The U.S. Food and Drug Administration (FDA) is the latest government agency to respond to the growing concern over increasing cybersecurity threats. After security analysts alerted FDA that medical devices used in the clinical setting were vulnerable to function manipulation and/or failure due to malware and other types of cyber threats, on June 13, 2013, FDA issued an FDA Safety Communication[1] in order to assist medical device manufacturers and health care facilities in ensuring that appropriate safeguards are in place to reduce the risk of device failure or compromise due to a cyberattack. The following day, FDA released draft guidance entitled “Content of Premarket Submissions for Management of Cybersecurity in Medical Devices” (“Draft Guidance”),[2] which describes FDA’s current thinking regarding cybersecurity features that should be developed in order to ensure that the functionality of a device is not compromised.

Although FDA is aware of no specific devices or systems that have been purposely targeted, and no deaths or injuries associated with these incidents have occurred, FDA has concerns that the rise in cybercrime makes these threats more likely. With an increasing number of medical devices operating as wireless, Internet- and network- connected devices, and with universal electronic transmission of medical device-related health information, the risk of computer viruses and other malware and unauthorized access to such devices increases. Vulnerabilities in cybersecurity may represent a risk to the safe and effective operation of networked medical devices, and failure to properly address these vulnerabilities could adversely affect patient care. The theft or loss of patient information also represents a significant risk to patient safety.

The Draft Guidance provides recommendations on development of security controls to ensure the confidentiality, integrity and availability of medical device data. Specifically, the Draft Guidance states that manufacturers should develop cybersecurity capabilities during the medical device design phase, then define and document components of their cybersecurity risk analysis and management plan as part of the risk analysis requirement for design controls under 21 C.F.R. §820.30(g). As part of the risk analysis, the Draft Guidance recommends that manufacturers provide justification for security controls that they choose to incorporate in the medical device, such as limiting access to trusted users, ensuring trusted content and using fail-safe and recovery features.

The Draft Guidance identifies cybersecurity documentation that should be included in a premarket submission, such as a hazard analysis of the intentional and unintentional risks associated with the device, a traceability matrix linking cybersecurity controls to cybersecurity risks, device instructions and specifications related to antivirus software, and the manufacturer’s plan for providing validated upgrades and operating system or software patches.

FDA’s proactive approach continues a recent trend of increased regulatory interest in gathering information on cybersecurity controls and risks prior to a data compromise event. While most states require notification to customers, the state attorneys general office, or both, in the event of a compromise to the individual’s personal information, those statutes are reactive and apply only in the event of a data breach. Last month, New York Governor Andrew M. Cuomo took action that required major health insurance companies operating in New York to divulge information regarding their cybersecurity controls regardless of whether they had been subject to a data breach.[3] Earlier this year, New York took similar action with regard to large banks operating in the state. FDA is the latest regulator seeking cybersecurity information before an incident occurs to ensure adequate protections are firmly in place.
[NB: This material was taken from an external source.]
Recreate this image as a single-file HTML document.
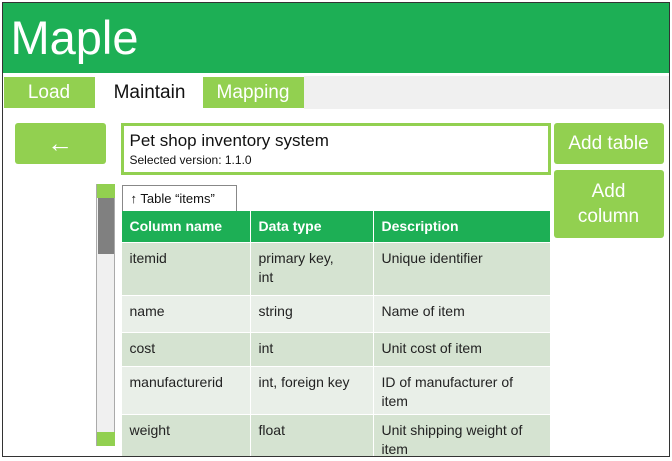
<!DOCTYPE html>
<html><head><meta charset="utf-8"><style>
*{margin:0;padding:0;box-sizing:border-box}
body{width:672px;height:461px;background:#fff;position:relative;overflow:hidden;font-family:"Liberation Sans",sans-serif}
.a{position:absolute}
.frame{left:2px;top:2px;width:668px;height:455px;border:1.5px solid #333;overflow:hidden}
.in{position:absolute;left:-1.5px;top:-1.5px;width:670px;height:460px}
.g{background:#92D050;color:#fff}
.cell{position:absolute;font-size:14px;color:#222;padding:6px 8px;line-height:19px}
.hd{background:#1DAF55;color:#fff;font-weight:bold;font-size:14px}
</style></head><body>
<div class="a frame"><div class="in">
<div class="a" style="left:0;top:0;width:670px;height:71px;background:#1DAF55"></div>
<div class="a" style="left:9px;top:6px;font-size:47px;color:#fff;line-height:60px">Maple</div>
<div class="a" style="left:302px;top:74px;width:368px;height:33px;background:#f0f0f0"></div>
<div class="a g" style="left:2px;top:75px;width:91px;height:31px;font-size:19px;line-height:31px;text-align:center">Load</div>
<div class="a" style="left:94px;top:75px;width:108px;height:31px;font-size:19px;line-height:31px;text-align:center;color:#111">Maintain</div>
<div class="a g" style="left:201px;top:75px;width:101px;height:31px;font-size:19px;line-height:31px;text-align:center">Mapping</div>
<div class="a g" style="left:13px;top:121px;width:91px;height:41px;border-radius:3px;font-size:26px;font-weight:bold;line-height:40px;text-align:center">←</div>
<div class="a" style="left:119px;top:121px;width:430px;height:52px;border:3px solid #92D050"></div>
<div class="a" style="left:128px;top:129px;font-size:17px;color:#111">Pet shop inventory system</div>
<div class="a" style="left:128px;top:151px;font-size:12px;color:#111">Selected version: 1.1.0</div>
<div class="a g" style="left:552px;top:121px;width:110px;height:41px;border-radius:3px;font-size:19px;line-height:41px;text-align:center">Add table</div>
<div class="a g" style="left:552px;top:168px;width:110px;height:68px;border-radius:3px;font-size:19px;line-height:25px;text-align:center;padding-top:9px">Add<br>column</div>
<div class="a" style="left:94px;top:182px;width:19px;height:262px;background:#f0f0f0;border:1px solid #aaa"></div>
<div class="a" style="left:95px;top:182px;width:18px;height:14px;background:#92D050"></div>
<div class="a" style="left:96px;top:196px;width:16px;height:56px;background:#808080"></div>
<div class="a" style="left:95px;top:430px;width:18px;height:14px;background:#92D050"></div>
<div class="a" style="left:120px;top:183px;width:115px;height:27px;border:1px solid #888;border-bottom:none;font-size:13px;line-height:26px;padding-left:8px;color:#111">↑ Table “items”</div>
<div class="a" style="left:120px;top:209px;width:428px;height:260px;background:#fff"></div>
<div class="cell hd" style="left:120px;top:209px;width:128px;height:31px">Column name</div>
<div class="cell hd" style="left:249px;top:209px;width:122px;height:31px">Data type</div>
<div class="cell hd" style="left:372px;top:209px;width:176px;height:31px">Description</div>

<div class="cell" style="left:120px;top:241px;width:128px;height:52px;background:#D5E3D1">itemid</div>
<div class="cell" style="left:249px;top:241px;width:122px;height:52px;background:#D5E3D1">primary key,<br>int</div>
<div class="cell" style="left:372px;top:241px;width:176px;height:52px;background:#D5E3D1">Unique identifier</div>

<div class="cell" style="left:120px;top:294px;width:128px;height:36px;background:#E9EFE8">name</div>
<div class="cell" style="left:249px;top:294px;width:122px;height:36px;background:#E9EFE8">string</div>
<div class="cell" style="left:372px;top:294px;width:176px;height:36px;background:#E9EFE8">Name of item</div>

<div class="cell" style="left:120px;top:331px;width:128px;height:33px;background:#D5E3D1">cost</div>
<div class="cell" style="left:249px;top:331px;width:122px;height:33px;background:#D5E3D1">int</div>
<div class="cell" style="left:372px;top:331px;width:176px;height:33px;background:#D5E3D1">Unit cost of item</div>

<div class="cell" style="left:120px;top:365px;width:128px;height:47px;background:#E9EFE8">manufacturerid</div>
<div class="cell" style="left:249px;top:365px;width:122px;height:47px;background:#E9EFE8">int, foreign key</div>
<div class="cell" style="left:372px;top:365px;width:176px;height:47px;background:#E9EFE8">ID of manufacturer of item</div>

<div class="cell" style="left:120px;top:413px;width:128px;height:50px;background:#D5E3D1">weight</div>
<div class="cell" style="left:249px;top:413px;width:122px;height:50px;background:#D5E3D1">float</div>
<div class="cell" style="left:372px;top:413px;width:176px;height:50px;background:#D5E3D1">Unit shipping weight of item</div>
</div></div>
</body></html>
It appears that FDA’s cybersecurity recommendations have the potential to raise the bar for premarket submissions and add another layer of complexity to device development. Moreover, for premarket notifications, the guidance raises questions for substantial equivalence determinations. In other words, if the device is substantially equivalent to a predicate device, but fails to provide the cybersecurity controls described in the guidance, will FDA clear the device? The draft guidance also seems to raise the bar for products liability litigation in the event manufacturers fail to develop the types of controls described in the draft guidance.

Another complication is whether hospitals or manufacturers will be responsible for providing IT support. In its Safety Communication, FDA encourages health care facilities to evaluate network security in order to protect hospital networks from cybersecurity attacks. Such measures include monitoring network activity for unauthorized access or use, updating antivirus software and firewalls, updating security patches and disabling all unnecessary ports and services for each individual network component and developing strategies to maintain critical functionality under adverse conditions.

FDA’s Draft Guidance signals the agency’s intention to minimize the threat of cybersecurity risks through more stringent regulatory oversight in the medical device arena. Industry has the opportunity assist the agency in crafting recommendations that not only protect patient safety, but also make good business sense. Comments on the Draft Guidance are due by September 12, 2013.